Why Nordic crime
If you like crime novels and haven’t read Scandinavian crime fiction yet, I urge you to do so immediately. There’s a lot that can be said about them— the plotting is great, yes, but I think it’s the atmosphere the words conjure up — snow-filled mountains, endless fjords, chilly snowstorms, boots chomping on hard ice, bleak, gloomy nights — so perfect for murder! Because a trickle of deep red blood in stark white snow is creepily poetic. Because blonde brooding men with impossible names and a disposition to alcoholism brings out what’s tender in us.
We all love the lure of the damaged detective. The David who time and again proves his naysayers wrong. We support him, root for him, he is our hero, our redemption.
And add to that the exoticism of the land — I mean, Scandinavian countries witness only a few months of regular daylight in a year — an ideal setting for the darkest of crimes.
But did you know crime in Scandinavia is the lowest in the world?
Apart from Sweden, which in recent times has seen an alarming rise in gang-related executions and social unrest, the crime rate in the region is fairly benign, with Iceland topping the list of the safest. Perhaps this happy circumstance of low crime rates is the very reason Nordic crime novels are so enamoring, to both the locals and outsiders. We are not already jaded by what we’ve read, and imagination can run wild.
To pique your interest, I’m listing down five of my favorite Scandinavian authors. Find a larger list here.
Arguably, the most famous Scandinavian writer who unfortunately did not live long enough to witness his immense global popularity. I read the three books of the Millennium series (The Girl with the Dragon Tattoo, The Girl Who Played with Fire, The Girl Who Kicked the Hornets’ Nest) within a week, one after the other, sleeping very little as you can imagine. The books were totally worth it. The suspense is wonderful, the twists engrossing, but most of all I so badly wanted to be Lisbeth Salander. The underdog wins and how! A sequel, The Girl in the Spider’s Web, written by David Lagercrantz is pretty good too, so the legacy lives on.
Start with The Girl with the Dragon Tattoo.

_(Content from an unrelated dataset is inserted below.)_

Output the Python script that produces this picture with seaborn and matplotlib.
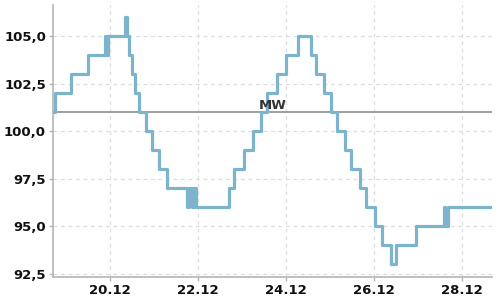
import matplotlib
matplotlib.use("Agg")
import matplotlib.pyplot as plt
import matplotlib.dates as mdates
from matplotlib.ticker import FuncFormatter, FixedLocator
import pandas as pd
import seaborn as sns

# Change points of the stepped series (time, value)
times = [
    "2023-12-18 17:00", "2023-12-18 18:00", "2023-12-19 03:00", "2023-12-19 12:15",
    "2023-12-19 21:30", "2023-12-19 22:15", "2023-12-19 23:00", "2023-12-20 08:30",
    "2023-12-20 09:15", "2023-12-20 10:30", "2023-12-20 12:00", "2023-12-20 14:00",
    "2023-12-20 16:00", "2023-12-20 19:45", "2023-12-20 23:15", "2023-12-21 03:00",
    "2023-12-21 07:00", "2023-12-21 18:00", "2023-12-21 19:00", "2023-12-21 21:00",
    "2023-12-21 21:45", "2023-12-21 22:45", "2023-12-22 17:15", "2023-12-22 20:00",
    "2023-12-23 01:00", "2023-12-23 06:00", "2023-12-23 10:15", "2023-12-23 14:00",
    "2023-12-23 19:00", "2023-12-24 00:00", "2023-12-24 06:30", "2023-12-24 14:00",
    "2023-12-24 16:30", "2023-12-24 20:45", "2023-12-25 00:45", "2023-12-25 03:45",
    "2023-12-25 08:15", "2023-12-25 11:30", "2023-12-25 16:15", "2023-12-25 20:00",
    "2023-12-26 00:30", "2023-12-26 04:45", "2023-12-26 09:30", "2023-12-26 12:00",
    "2023-12-26 23:15", "2023-12-27 14:15", "2023-12-27 15:00", "2023-12-27 16:15",
    "2023-12-28 16:30",
]
values = [
    101, 102, 103, 104,
    105, 104, 105, 106,
    105, 104, 103, 102,
    101, 100, 99, 98,
    97, 96, 97, 96,
    97, 96, 97, 98,
    99, 100, 101, 102,
    103, 104, 105, 104,
    103, 102, 101, 100,
    99, 98, 97, 96,
    95, 94, 93, 94,
    95, 96, 95, 96,
    96,
]
mw_value = 101
mw_label = "MW"
x_tick_dates = ["2023-12-20", "2023-12-22", "2023-12-24", "2023-12-26", "2023-12-28"]
y_ticks = [92.5, 95.0, 97.5, 100.0, 102.5, 105.0]

df = pd.DataFrame({"time": pd.to_datetime(times), "value": values})

sns.set_theme(style="white")
plt.rcParams["font.family"] = ["DejaVu Sans"]

fig = plt.figure(figsize=(5, 3), dpi=100)
ax = fig.add_axes([0.106, 0.0767, 0.878, 0.906])

ax.axhline(mw_value, color="#8f8f8f", lw=1.2, zorder=2)
sns.lineplot(data=df, x="time", y="value", ax=ax, drawstyle="steps-post",
             color="#7db4cd", lw=2.3, zorder=3)
ax.text(0.5, mw_value, mw_label, transform=ax.get_yaxis_transform(),
        ha="center", va="bottom", fontsize=9.5, fontweight="bold",
        color="#333333", zorder=4)

ax.set_xlim(df["time"].iloc[0], df["time"].iloc[-1])
ax.set_ylim(92.34, 106.63)

ax.xaxis.set_major_locator(FixedLocator(mdates.date2num(pd.to_datetime(x_tick_dates))))
ax.xaxis.set_major_formatter(mdates.DateFormatter("%d.%m"))
ax.yaxis.set_major_locator(FixedLocator(y_ticks))
ax.yaxis.set_major_formatter(FuncFormatter(lambda v, p: f"{v:.1f}".replace(".", ",")))

ax.grid(True, color="#dddddd", linestyle=(0, (3, 3)), lw=0.9)
ax.set_axisbelow(True)
for s in ["top", "right"]:
    ax.spines[s].set_visible(False)
for s in ["left", "bottom"]:
    ax.spines[s].set_color("#b5b5b5")
    ax.spines[s].set_linewidth(1.2)

ax.tick_params(axis="both", which="major", length=3, width=1, color="#b5b5b5",
               labelsize=9.5, labelcolor="#111111", pad=2, direction="out",
               bottom=True, left=True)
for lab in ax.get_xticklabels() + ax.get_yticklabels():
    lab.set_fontweight("bold")
ax.set_xlabel("")
ax.set_ylabel("")

fig.savefig("out.png", dpi=100)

I read the books first and then watched the brilliant Kenneth Branagh play Mankell’s fictional detective Kurt Wallander in the BBC One series. One reinforced the other and thus was born an addiction. Kurt is as dark, desolate and melancholic as the beautiful backdrops he passes through; his character seems to be integrated with the milieu. The stories are set in and around Ystad, an 11th-century town in the southern province of Skåne, Sweden. Wallander has a difficult relationship with his wife and daughter and an easy one with the bottle. He is brilliant at solving crimes of course, with pregnant pauses leading to moments of brilliance. And that salt and pepper beard, oh! (Ok, daddy complex much?) In short, Kurt Wallander is a man to be reckoned with.
Start with Faceless Killers.
A former economist and songwriter, author Jo Nesbo enjoys cult status in Scandinavia. In Oslo, he is a household name. He is one of the few authors in the world whose face graces billboards. He is Norway’s bestselling writer and often (much to his ire) tagged as the next Stieg Larsson. But are his books worth the hype?
Very much so. Nesbo’s style is easy, witty, and the pace of his books fast. Battling alcoholism (again!) and his erratic moods, is his creation, the enigmatic detective Harry Hole. Harry is a police officer with the Oslo Crime Squad who uses unorthodox methods to solve crimes, thus frequently upsetting the police top brass. A classic loose cannon, unloved by and unloving of politics and power, Harry is instead adored by the common folk. He is the man we all hate to love, but love we must.
Start with Snowman.
I discovered the Icelandic writer before the aforesaid trip to Iceland. And how wonderfully the landscapes rose before my eyes even before I’d seen it! Arnaldur’s novels feature Detective Erlendur — gloomy, anti-social, moody, what else? And if the sardonic-tragic way in which Arnaldur writes doesn’t make you want to read more of him, I’ll eat the very expensive sweater I later purchased from Iceland. His books are translations, so the language is often simplistic but the stories are charming and intriguing nonetheless.
Start with Jar City.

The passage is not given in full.